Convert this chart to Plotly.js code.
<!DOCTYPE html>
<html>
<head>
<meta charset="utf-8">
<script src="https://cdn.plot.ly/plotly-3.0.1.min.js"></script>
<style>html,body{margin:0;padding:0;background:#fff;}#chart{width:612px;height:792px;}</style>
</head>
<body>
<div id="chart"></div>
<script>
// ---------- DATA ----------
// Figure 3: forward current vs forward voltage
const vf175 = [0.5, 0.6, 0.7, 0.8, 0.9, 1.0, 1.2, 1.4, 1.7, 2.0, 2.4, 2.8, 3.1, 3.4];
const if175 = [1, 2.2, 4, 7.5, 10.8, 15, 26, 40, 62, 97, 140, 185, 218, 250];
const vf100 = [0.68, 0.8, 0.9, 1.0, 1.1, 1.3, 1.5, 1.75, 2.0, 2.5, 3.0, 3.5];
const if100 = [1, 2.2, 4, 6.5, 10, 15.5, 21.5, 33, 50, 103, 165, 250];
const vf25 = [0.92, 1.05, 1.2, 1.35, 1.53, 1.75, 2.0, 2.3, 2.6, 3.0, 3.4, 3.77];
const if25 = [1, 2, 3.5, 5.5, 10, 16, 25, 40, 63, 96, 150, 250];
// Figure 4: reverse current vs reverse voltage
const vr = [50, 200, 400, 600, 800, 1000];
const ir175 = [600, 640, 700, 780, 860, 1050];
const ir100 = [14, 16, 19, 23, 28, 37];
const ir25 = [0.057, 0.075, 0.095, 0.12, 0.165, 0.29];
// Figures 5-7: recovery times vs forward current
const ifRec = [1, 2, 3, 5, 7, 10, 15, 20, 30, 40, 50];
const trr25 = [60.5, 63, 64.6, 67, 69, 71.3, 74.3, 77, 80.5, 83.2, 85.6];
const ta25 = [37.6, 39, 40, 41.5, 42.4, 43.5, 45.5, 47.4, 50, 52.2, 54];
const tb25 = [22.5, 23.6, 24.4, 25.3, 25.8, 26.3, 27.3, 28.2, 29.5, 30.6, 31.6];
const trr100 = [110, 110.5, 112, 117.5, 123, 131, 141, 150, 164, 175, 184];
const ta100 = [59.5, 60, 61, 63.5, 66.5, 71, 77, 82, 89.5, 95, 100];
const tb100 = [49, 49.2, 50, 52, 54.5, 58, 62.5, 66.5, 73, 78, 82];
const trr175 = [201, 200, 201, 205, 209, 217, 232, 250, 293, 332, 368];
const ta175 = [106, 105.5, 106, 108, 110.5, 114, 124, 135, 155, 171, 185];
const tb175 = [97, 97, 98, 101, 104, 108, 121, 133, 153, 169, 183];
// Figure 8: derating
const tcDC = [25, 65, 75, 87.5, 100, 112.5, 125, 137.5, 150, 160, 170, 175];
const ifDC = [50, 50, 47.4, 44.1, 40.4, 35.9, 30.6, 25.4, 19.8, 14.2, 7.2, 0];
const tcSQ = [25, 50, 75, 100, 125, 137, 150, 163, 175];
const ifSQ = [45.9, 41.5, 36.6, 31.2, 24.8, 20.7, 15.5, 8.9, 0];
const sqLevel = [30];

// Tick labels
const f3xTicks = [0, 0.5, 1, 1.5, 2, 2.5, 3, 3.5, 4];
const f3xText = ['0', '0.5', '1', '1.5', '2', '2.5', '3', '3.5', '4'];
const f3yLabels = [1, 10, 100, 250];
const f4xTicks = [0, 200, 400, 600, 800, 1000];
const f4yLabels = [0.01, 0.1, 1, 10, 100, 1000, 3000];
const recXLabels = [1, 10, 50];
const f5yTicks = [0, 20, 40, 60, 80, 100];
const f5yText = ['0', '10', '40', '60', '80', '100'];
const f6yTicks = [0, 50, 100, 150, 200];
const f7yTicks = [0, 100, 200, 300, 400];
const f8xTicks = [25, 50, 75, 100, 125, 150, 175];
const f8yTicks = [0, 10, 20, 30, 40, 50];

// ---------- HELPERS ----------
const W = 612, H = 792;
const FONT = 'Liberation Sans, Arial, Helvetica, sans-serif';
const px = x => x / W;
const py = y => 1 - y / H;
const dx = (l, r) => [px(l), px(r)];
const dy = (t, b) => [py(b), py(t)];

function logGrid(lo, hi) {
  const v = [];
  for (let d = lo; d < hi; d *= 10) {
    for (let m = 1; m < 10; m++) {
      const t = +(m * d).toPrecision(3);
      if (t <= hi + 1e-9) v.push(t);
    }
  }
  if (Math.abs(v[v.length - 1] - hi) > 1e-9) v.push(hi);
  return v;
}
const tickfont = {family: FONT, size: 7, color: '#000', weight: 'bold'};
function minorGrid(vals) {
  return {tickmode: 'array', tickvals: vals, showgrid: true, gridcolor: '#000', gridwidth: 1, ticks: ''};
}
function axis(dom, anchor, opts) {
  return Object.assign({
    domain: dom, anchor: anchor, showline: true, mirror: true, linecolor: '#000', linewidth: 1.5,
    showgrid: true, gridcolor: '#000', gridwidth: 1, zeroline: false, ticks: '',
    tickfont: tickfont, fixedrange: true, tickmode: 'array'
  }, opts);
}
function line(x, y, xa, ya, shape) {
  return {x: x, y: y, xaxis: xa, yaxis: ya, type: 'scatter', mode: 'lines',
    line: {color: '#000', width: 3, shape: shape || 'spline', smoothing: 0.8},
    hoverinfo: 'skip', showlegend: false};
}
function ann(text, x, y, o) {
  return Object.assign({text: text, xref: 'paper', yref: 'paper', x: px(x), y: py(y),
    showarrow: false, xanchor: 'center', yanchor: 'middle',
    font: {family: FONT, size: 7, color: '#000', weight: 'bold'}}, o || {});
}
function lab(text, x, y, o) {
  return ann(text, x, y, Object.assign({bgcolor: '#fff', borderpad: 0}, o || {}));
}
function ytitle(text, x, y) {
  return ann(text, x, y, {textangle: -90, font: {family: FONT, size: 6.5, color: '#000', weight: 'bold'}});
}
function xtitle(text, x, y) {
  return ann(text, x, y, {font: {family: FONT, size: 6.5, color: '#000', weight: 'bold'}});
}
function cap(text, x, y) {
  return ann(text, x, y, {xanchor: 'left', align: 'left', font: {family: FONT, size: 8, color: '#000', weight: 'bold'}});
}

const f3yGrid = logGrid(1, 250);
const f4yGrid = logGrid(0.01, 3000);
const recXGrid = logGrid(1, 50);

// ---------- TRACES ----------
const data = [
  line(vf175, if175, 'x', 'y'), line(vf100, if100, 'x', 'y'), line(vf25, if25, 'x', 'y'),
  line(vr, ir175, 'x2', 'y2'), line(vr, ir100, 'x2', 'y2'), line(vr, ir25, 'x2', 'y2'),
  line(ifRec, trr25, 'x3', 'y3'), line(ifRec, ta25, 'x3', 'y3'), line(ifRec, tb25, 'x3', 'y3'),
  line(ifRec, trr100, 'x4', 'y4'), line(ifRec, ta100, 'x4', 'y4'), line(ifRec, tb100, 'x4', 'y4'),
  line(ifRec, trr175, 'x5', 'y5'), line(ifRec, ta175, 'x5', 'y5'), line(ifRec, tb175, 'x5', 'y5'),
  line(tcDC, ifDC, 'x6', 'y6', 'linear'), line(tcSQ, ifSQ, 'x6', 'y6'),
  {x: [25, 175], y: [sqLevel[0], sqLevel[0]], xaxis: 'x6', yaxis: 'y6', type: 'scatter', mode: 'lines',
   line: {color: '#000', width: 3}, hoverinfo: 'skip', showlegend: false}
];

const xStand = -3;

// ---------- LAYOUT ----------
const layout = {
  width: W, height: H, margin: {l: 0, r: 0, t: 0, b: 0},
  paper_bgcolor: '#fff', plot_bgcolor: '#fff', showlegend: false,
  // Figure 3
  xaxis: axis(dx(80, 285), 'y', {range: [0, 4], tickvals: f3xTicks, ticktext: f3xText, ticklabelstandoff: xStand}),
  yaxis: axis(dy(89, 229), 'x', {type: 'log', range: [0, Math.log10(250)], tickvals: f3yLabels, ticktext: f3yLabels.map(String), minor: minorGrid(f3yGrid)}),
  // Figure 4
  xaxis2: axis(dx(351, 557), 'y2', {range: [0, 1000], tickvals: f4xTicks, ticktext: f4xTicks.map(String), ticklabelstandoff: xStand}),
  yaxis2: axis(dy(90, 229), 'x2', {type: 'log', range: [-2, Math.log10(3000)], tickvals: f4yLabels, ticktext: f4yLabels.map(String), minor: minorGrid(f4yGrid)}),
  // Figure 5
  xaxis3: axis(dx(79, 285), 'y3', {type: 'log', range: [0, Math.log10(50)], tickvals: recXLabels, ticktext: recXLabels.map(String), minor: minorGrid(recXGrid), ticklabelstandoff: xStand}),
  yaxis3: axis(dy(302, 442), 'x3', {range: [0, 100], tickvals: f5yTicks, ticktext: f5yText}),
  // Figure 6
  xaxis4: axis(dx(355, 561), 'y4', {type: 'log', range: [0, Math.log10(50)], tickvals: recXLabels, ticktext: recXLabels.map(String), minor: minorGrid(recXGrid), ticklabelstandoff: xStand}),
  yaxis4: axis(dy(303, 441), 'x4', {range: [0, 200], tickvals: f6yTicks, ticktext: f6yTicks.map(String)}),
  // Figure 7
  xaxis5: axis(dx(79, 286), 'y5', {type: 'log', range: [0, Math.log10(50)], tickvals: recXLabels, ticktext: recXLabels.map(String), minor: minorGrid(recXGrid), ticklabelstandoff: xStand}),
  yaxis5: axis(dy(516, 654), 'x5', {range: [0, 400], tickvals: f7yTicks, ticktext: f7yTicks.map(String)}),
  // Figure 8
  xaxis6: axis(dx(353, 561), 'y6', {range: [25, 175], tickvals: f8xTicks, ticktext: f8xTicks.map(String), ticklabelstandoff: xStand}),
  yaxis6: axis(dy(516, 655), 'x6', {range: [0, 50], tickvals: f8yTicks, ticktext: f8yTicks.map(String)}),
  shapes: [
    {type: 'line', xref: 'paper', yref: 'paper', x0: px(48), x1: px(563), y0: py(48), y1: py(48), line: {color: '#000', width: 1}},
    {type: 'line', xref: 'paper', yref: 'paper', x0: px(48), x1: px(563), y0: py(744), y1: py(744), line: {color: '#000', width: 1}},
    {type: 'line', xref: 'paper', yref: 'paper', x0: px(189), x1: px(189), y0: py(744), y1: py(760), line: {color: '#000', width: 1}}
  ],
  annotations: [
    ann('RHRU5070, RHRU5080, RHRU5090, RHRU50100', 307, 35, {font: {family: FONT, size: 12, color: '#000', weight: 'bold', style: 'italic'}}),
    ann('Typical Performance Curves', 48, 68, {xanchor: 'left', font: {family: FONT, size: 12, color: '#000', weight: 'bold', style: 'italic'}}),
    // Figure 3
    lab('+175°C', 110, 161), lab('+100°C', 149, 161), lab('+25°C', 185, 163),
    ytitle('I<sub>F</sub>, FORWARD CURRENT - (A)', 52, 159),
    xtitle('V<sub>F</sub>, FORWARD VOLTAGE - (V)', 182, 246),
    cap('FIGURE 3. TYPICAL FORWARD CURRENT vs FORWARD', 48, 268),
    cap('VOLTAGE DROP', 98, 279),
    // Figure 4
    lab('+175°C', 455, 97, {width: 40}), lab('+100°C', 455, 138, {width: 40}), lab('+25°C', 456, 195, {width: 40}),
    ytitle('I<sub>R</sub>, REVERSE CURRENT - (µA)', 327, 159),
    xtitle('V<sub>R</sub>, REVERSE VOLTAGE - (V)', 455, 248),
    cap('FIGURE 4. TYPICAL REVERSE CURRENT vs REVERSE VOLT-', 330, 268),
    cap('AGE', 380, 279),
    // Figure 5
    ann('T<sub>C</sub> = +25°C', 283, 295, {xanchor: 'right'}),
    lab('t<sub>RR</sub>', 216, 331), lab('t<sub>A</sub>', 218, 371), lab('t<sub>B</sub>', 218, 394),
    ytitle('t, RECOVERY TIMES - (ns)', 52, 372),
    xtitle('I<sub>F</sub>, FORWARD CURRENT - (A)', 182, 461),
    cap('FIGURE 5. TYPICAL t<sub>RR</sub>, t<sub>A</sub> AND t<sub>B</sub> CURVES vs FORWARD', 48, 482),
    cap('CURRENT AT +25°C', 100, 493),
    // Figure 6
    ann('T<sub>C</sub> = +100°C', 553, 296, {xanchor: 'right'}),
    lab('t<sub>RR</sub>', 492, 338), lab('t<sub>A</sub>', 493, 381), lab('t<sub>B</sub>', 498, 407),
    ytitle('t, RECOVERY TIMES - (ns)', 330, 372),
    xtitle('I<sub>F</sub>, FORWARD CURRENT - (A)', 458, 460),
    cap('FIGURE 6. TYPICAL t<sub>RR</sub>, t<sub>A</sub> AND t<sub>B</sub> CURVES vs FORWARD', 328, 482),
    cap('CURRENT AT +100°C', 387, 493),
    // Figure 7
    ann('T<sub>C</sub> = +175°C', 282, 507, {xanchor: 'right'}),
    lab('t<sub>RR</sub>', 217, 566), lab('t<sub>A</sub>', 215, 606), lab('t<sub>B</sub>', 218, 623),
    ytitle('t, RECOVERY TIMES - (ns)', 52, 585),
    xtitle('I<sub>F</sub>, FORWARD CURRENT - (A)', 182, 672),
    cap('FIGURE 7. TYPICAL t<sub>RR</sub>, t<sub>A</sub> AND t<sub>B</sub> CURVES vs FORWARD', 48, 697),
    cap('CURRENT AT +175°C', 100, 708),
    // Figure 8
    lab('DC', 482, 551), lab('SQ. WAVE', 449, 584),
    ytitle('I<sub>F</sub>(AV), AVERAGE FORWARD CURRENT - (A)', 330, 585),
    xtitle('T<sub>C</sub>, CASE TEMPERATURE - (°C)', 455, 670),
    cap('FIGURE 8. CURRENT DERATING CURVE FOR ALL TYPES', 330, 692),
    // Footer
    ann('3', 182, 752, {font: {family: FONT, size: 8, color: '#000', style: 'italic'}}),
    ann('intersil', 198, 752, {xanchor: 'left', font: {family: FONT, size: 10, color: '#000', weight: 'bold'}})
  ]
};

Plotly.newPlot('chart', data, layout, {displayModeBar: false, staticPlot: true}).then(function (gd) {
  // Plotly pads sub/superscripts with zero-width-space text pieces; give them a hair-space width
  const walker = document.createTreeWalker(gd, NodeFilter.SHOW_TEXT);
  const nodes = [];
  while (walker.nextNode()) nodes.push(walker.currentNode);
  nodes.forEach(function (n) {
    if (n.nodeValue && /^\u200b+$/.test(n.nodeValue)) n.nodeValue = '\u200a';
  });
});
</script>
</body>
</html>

☆ ☆ ☆ ☆

■ **Written exercise**: Copy out each line in the listing that has the word "chart".

■ **Task response**:
Convert this chart to Plotly.js code.
<style>html,body{margin:0;padding:0;background:#fff;}#chart{width:612px;height:792px;}</style>
<div id="chart"></div>
Plotly.newPlot('chart', data, layout, {displayModeBar: false, staticPlot: true}).then(function (gd) {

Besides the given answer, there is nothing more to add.